→ TASK REQUIREMENTS
Your task is to write out only the lines running from the line with "Write the TikZ code for this diagram." to the line with "anchor=north west] (auflbl)", both ends kept, with no images.

→ RECORD LIST

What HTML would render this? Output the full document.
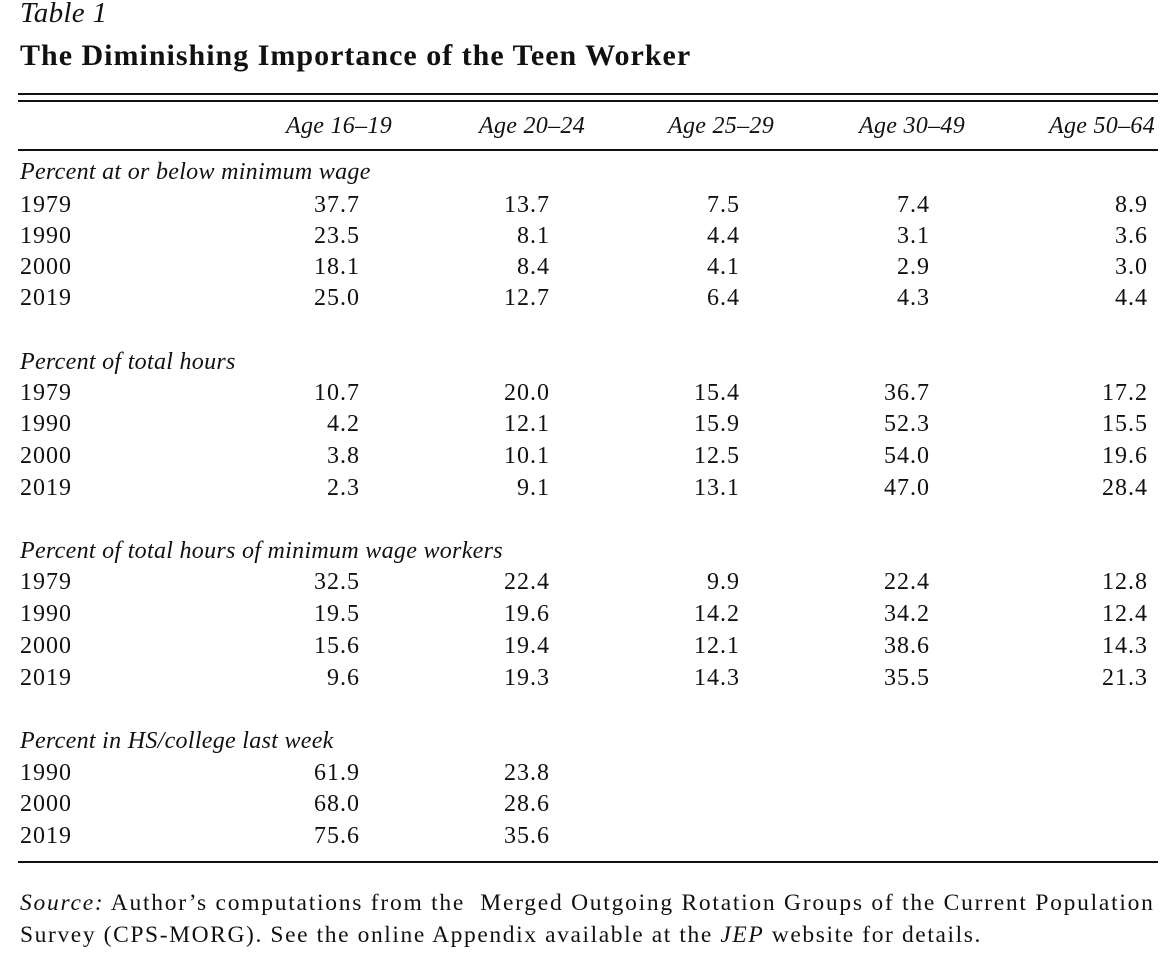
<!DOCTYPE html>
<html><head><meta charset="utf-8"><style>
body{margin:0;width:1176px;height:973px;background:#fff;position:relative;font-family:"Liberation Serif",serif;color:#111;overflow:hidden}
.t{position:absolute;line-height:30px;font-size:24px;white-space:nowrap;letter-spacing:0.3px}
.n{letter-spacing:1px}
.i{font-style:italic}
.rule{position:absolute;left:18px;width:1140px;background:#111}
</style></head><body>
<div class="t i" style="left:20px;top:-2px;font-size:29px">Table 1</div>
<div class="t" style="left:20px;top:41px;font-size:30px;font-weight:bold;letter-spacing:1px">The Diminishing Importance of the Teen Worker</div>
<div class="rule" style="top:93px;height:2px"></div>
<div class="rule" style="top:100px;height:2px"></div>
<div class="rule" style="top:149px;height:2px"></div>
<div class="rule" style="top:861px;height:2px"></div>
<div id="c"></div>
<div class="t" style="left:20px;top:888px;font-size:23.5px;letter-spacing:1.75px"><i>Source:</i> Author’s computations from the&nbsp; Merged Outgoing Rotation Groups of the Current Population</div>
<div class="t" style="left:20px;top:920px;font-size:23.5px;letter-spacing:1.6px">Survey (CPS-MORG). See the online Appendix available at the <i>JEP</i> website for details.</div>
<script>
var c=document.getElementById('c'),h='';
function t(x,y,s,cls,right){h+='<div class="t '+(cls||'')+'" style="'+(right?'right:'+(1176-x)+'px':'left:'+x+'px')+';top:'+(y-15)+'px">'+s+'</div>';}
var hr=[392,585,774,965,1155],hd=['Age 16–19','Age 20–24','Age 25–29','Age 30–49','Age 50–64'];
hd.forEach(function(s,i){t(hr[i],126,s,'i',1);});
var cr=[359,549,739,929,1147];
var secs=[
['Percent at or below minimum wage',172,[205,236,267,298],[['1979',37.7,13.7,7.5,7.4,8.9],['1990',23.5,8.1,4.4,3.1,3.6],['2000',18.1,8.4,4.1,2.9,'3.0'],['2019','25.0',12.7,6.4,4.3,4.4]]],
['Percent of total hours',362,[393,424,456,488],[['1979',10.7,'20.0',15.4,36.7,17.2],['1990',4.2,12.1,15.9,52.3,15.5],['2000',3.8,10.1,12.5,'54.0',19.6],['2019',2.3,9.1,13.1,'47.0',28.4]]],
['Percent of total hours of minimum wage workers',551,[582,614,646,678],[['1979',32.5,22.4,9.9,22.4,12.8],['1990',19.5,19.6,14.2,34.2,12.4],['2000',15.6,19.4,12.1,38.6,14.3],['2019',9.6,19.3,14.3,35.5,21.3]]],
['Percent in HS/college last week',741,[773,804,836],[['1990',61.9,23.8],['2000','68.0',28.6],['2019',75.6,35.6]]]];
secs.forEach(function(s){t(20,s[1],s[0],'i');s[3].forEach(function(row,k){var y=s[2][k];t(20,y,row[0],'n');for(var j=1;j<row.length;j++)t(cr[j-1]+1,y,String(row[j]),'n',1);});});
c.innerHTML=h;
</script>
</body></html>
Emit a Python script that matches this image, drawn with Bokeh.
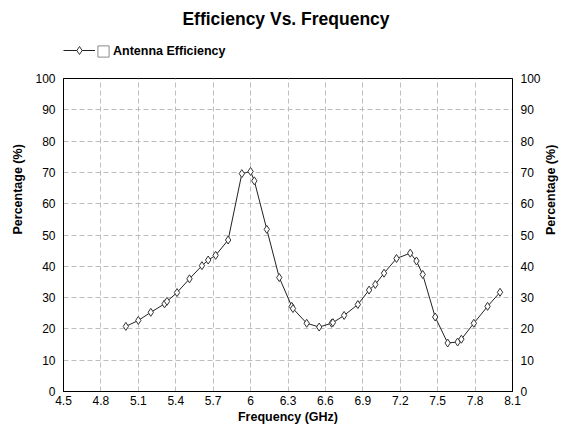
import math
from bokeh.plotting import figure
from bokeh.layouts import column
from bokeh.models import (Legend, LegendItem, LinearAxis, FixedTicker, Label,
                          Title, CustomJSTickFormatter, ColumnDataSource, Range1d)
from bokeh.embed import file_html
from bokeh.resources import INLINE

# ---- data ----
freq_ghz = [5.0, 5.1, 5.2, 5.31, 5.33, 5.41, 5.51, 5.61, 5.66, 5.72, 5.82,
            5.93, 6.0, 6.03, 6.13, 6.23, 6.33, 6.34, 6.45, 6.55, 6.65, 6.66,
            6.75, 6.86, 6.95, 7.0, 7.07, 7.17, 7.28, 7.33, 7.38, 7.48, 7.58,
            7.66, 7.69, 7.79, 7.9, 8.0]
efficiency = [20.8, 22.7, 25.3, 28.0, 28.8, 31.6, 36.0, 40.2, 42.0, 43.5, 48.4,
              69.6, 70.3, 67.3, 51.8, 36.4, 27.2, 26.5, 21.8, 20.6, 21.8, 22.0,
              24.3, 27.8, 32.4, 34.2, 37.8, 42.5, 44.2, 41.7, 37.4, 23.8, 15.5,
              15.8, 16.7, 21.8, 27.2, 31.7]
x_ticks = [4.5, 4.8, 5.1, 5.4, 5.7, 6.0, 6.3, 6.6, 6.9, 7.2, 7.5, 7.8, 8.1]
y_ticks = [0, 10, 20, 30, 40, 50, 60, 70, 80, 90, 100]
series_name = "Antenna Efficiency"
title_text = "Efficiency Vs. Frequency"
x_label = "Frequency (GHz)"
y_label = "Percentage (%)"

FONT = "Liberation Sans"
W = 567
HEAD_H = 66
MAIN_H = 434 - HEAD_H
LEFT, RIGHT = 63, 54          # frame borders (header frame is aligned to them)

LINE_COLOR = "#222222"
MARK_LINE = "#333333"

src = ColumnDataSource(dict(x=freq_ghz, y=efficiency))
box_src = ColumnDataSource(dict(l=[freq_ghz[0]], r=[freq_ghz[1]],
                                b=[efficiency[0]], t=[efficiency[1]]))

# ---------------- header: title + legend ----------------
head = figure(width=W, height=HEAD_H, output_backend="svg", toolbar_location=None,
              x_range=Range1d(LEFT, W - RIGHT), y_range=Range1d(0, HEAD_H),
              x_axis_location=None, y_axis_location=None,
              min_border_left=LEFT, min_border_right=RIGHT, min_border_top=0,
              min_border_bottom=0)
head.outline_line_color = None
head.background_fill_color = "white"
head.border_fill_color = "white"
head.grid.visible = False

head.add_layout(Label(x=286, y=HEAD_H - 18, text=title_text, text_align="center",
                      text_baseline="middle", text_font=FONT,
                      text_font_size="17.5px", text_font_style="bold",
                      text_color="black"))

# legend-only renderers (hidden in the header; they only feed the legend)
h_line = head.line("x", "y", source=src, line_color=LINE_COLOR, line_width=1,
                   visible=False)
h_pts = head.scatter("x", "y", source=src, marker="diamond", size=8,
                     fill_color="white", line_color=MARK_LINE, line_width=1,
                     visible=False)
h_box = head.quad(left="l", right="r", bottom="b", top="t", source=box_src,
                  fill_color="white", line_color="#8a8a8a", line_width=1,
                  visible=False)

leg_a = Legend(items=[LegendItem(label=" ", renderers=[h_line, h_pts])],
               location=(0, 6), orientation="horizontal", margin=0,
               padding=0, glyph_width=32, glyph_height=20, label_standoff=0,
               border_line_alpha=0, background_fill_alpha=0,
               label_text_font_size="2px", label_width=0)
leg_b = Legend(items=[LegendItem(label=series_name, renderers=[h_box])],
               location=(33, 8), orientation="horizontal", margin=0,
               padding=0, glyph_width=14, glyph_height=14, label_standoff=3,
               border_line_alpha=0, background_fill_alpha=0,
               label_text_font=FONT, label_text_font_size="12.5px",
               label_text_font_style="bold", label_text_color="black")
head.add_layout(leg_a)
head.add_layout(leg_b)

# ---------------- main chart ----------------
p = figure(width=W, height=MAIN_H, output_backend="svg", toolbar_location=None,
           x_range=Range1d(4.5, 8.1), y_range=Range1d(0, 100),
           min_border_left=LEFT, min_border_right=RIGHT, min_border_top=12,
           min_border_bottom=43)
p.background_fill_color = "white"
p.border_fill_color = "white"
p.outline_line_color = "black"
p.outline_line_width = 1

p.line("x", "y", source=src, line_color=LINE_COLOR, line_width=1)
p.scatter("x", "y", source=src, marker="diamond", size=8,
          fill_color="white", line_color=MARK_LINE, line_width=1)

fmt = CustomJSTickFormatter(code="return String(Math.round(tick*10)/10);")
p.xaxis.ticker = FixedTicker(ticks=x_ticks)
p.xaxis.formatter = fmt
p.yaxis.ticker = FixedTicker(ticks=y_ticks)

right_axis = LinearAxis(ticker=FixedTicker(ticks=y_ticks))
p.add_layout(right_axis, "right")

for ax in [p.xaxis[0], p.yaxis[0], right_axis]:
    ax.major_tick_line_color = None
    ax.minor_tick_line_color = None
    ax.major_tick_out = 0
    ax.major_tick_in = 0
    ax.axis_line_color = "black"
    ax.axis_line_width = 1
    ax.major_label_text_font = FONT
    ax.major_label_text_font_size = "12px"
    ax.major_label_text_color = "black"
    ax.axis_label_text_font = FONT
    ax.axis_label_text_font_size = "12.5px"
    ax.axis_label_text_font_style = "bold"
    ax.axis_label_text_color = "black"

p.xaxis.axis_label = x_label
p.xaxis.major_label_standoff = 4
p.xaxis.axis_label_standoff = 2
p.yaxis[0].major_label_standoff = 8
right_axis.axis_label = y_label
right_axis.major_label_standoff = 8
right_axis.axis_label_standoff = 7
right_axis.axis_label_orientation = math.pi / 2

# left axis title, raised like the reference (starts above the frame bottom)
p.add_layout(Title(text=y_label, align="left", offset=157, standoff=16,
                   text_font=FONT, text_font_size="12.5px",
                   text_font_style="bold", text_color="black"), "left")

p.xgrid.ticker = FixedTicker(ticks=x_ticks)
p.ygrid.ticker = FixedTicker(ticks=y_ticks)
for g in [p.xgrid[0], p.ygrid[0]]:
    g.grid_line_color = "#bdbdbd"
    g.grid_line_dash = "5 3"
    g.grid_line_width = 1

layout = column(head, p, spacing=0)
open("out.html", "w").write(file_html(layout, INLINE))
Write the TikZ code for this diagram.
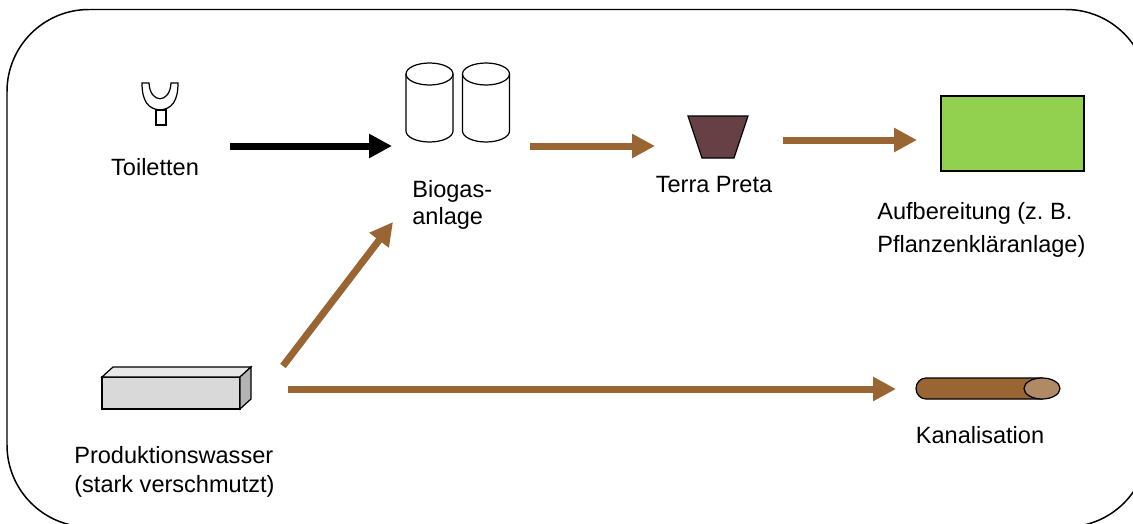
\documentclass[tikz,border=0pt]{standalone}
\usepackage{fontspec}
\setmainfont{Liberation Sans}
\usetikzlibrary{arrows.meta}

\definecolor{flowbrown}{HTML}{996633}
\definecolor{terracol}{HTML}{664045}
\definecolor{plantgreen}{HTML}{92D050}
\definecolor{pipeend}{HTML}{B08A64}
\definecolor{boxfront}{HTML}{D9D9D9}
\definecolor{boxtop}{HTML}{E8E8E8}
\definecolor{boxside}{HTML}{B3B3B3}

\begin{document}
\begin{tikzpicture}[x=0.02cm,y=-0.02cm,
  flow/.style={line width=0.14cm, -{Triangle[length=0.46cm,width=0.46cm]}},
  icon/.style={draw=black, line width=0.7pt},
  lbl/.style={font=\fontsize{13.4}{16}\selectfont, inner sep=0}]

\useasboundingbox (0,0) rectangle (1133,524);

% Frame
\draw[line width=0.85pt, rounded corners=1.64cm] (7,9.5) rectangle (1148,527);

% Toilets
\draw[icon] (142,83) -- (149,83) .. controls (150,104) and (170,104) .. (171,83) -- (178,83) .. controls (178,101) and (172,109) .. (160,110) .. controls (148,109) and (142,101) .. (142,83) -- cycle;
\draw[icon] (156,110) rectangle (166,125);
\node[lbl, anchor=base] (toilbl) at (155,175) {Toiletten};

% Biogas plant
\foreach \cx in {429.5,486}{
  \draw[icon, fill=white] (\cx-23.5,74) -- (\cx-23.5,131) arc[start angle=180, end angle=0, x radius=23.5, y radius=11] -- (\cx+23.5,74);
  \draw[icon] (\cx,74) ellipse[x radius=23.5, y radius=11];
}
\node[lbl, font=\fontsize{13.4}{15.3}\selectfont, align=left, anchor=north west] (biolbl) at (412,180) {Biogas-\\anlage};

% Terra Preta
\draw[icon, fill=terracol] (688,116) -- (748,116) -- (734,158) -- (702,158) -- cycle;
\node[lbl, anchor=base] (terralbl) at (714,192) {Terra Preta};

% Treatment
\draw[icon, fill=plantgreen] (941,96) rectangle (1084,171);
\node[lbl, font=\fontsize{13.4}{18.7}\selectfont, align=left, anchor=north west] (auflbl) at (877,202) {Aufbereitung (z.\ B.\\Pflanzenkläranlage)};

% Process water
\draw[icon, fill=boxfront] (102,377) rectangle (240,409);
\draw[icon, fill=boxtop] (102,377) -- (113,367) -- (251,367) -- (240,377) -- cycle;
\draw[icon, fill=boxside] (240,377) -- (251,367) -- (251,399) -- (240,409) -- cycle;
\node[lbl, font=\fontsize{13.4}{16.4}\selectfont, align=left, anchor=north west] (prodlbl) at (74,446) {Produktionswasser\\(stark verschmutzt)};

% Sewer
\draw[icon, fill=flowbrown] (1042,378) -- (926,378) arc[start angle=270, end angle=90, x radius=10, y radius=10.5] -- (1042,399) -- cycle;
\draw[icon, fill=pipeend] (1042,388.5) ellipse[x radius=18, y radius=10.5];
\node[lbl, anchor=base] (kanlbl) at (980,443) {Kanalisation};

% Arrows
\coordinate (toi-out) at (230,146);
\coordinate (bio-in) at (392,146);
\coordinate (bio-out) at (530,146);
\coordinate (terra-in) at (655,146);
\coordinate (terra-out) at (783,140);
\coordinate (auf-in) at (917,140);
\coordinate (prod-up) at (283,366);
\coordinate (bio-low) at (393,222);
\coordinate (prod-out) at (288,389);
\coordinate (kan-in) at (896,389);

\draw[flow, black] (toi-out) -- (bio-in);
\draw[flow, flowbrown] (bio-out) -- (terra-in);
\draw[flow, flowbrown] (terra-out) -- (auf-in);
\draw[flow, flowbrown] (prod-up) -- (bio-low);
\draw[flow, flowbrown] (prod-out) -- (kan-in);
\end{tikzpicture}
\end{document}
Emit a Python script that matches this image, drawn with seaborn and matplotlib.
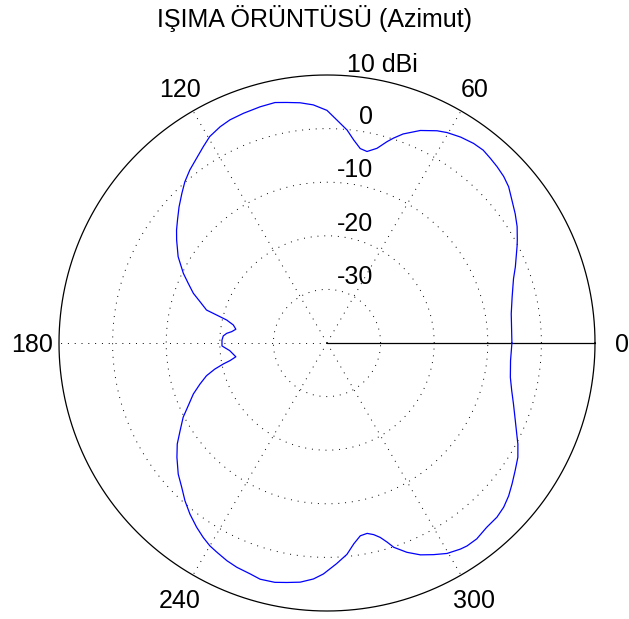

→ SOLUTION TO THE PROBLEM
Write the TikZ code for this diagram.
\documentclass[tikz,border=0pt]{standalone}
\usepackage{fontspec}
\setmainfont{Liberation Sans}
\usetikzlibrary{arrows.meta}

\definecolor{flowbrown}{HTML}{996633}
\definecolor{terracol}{HTML}{664045}
\definecolor{plantgreen}{HTML}{92D050}
\definecolor{pipeend}{HTML}{B08A64}
\definecolor{boxfront}{HTML}{D9D9D9}
\definecolor{boxtop}{HTML}{E8E8E8}
\definecolor{boxside}{HTML}{B3B3B3}

\begin{document}
\begin{tikzpicture}[x=0.02cm,y=-0.02cm,
  flow/.style={line width=0.14cm, -{Triangle[length=0.46cm,width=0.46cm]}},
  icon/.style={draw=black, line width=0.7pt},
  lbl/.style={font=\fontsize{13.4}{16}\selectfont, inner sep=0}]

\useasboundingbox (0,0) rectangle (1133,524);

% Frame
\draw[line width=0.85pt, rounded corners=1.64cm] (7,9.5) rectangle (1148,527);

% Toilets
\draw[icon] (142,83) -- (149,83) .. controls (150,104) and (170,104) .. (171,83) -- (178,83) .. controls (178,101) and (172,109) .. (160,110) .. controls (148,109) and (142,101) .. (142,83) -- cycle;
\draw[icon] (156,110) rectangle (166,125);
\node[lbl, anchor=base] (toilbl) at (155,175) {Toiletten};

% Biogas plant
\foreach \cx in {429.5,486}{
  \draw[icon, fill=white] (\cx-23.5,74) -- (\cx-23.5,131) arc[start angle=180, end angle=0, x radius=23.5, y radius=11] -- (\cx+23.5,74);
  \draw[icon] (\cx,74) ellipse[x radius=23.5, y radius=11];
}
\node[lbl, font=\fontsize{13.4}{15.3}\selectfont, align=left, anchor=north west] (biolbl) at (412,180) {Biogas-\\anlage};

% Terra Preta
\draw[icon, fill=terracol] (688,116) -- (748,116) -- (734,158) -- (702,158) -- cycle;
\node[lbl, anchor=base] (terralbl) at (714,192) {Terra Preta};

% Treatment
\draw[icon, fill=plantgreen] (941,96) rectangle (1084,171);
\node[lbl, font=\fontsize{13.4}{18.7}\selectfont, align=left, anchor=north west] (auflbl) at (877,202) {Aufbereitung (z.\ B.\\Pflanzenkläranlage)};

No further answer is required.